The effect of different proximity caps on quantum well intermixing in InGaAsP/InP QW structures

Abstract

A low-temperature InP-cap layer is used to enhance quantum well intermixing (QWI) following rapid thermal annealing (RTA) on an InGaAsP quantum well (QW) structure. The influence of different proximity caps (Si, InP and GaAs) used during the RTA step has been investigated. A combination of cross-sectional transmission electron microscopy and high-resolution TEM together with energy-dispersive x-ray analysis directly reveals compositional and morphological changes resulting after QWI. Room temperature photoluminescence is used to establish the changes in emission wavelength and intensity resulting from the QW modification. Use of a Si proximity cap leads to the formation of a sharply defined QW with the least amount of QW modification, while GaAs proximity capping results in the broadest QW, broadened QW/barrier interfaces and the highest concentration of phosphorous in the well. Use of an InP proximity cap results in intermediate QW modification. In all cases, after QWI the bottoms of the QWs are flat and the well is square-like with broadened sidewalls. It has also been found that group V rich precipitates are produced on the top two layers of the structure.
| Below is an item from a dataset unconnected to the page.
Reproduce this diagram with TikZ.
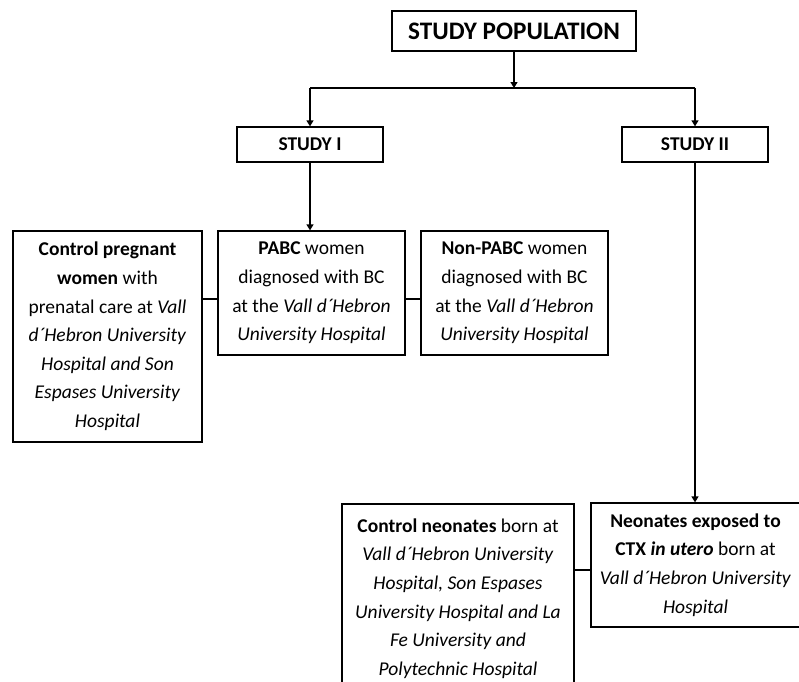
\documentclass[tikz,border=0pt]{standalone}
\usepackage{fontspec}
\setmainfont{Carlito}
\usetikzlibrary{arrows.meta}
\begin{document}
\begin{tikzpicture}[x=1pt,y=-1pt,
  box/.style={draw=black,line width=1.3pt,fill=white,align=center,inner sep=2pt,
    font=\fontsize{19.5}{28.6}\selectfont},
  head/.style={draw=black,line width=1.3pt,fill=white,align=center,inner sep=2pt,
    font=\fontsize{19.5}{22}\selectfont\bfseries},
  conn/.style={line width=1.3pt},
  arr/.style={line width=1.3pt,-{Triangle[length=6pt,width=7pt]}}]
\useasboundingbox (0,0) rectangle (799,681);
% headers
\node[head,minimum width=244,minimum height=40,font=\fontsize{25.2}{28}\selectfont\bfseries] (pop) at (514,31) {STUDY POPULATION};
\node[head,minimum width=146,minimum height=35] (s1) at (310,144.5) {STUDY I};
\node[head,minimum width=146,minimum height=35] (s2) at (695,144.5) {STUDY II};
% study I boxes
\node[box,minimum width=189,minimum height=211] (ctrl) at (107.5,336.5)
  {\textbf{Control pregnant}\\\textbf{women} with\\prenatal care at \textit{Vall}\\\textit{d´Hebron University}\\\textit{Hospital and Son}\\\textit{Espases University}\\\textit{Hospital}};
\node[box,minimum width=187,minimum height=124] (pabc) at (311.5,293)
  {\textbf{PABC} women\\diagnosed with BC\\at the \textit{Vall d´Hebron}\\\textit{University Hospital}};
\node[box,minimum width=187,minimum height=124] (npabc) at (514.5,293)
  {\textbf{Non-PABC} women\\diagnosed with BC\\at the \textit{Vall d´Hebron}\\\textit{University Hospital}};
% study II boxes
\node[box,minimum width=232,minimum height=189] (cneo) at (458,598.5)
  {\textbf{Control neonates} born at\\\textit{Vall d´Hebron University}\\\textit{Hospital, Son Espases}\\\textit{University Hospital and La}\\\textit{Fe University and}\\\textit{Polytechnic Hospital}};
\node[box,minimum width=209,minimum height=124] (eneo) at (695.5,565)
  {\textbf{Neonates exposed to}\\\textbf{CTX \textit{in utero}} born at\\\textit{Vall d´Hebron University}\\\textit{Hospital}};
% connectors
\coordinate (split) at (514,88);
\coordinate (hl) at (310,88);
\coordinate (hr) at (695,88);
\coordinate (ya) at (0,299);
\coordinate (yb) at (0,570);
\draw[arr] (pop.south) -- (split);
\draw[conn] (hl) -- (hr);
\draw[arr] (hl) -- (s1.north);
\draw[arr] (hr) -- (s2.north);
\draw[arr] (s1.south) -- (s1.south |- pabc.north);
\draw[conn] (ctrl.east |- ya) -- (pabc.west |- ya);
\draw[conn] (pabc.east |- ya) -- (npabc.west |- ya);
\draw[arr] (s2.south) -- (s2.south |- eneo.north);
\draw[conn] (cneo.east |- yb) -- (eneo.west |- yb);
\end{tikzpicture}
\end{document}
The concentration and size of the precipitates are minimum with Si proximity capping, while the use of GaAs produces the highest concentration and largest precipitates. The concentration and size of the precipitates are intermediate for the InP capping. The choice of proximity cap material affects the intermixing through changes of the effective P diffusivity which has been calculated from obtained profiles.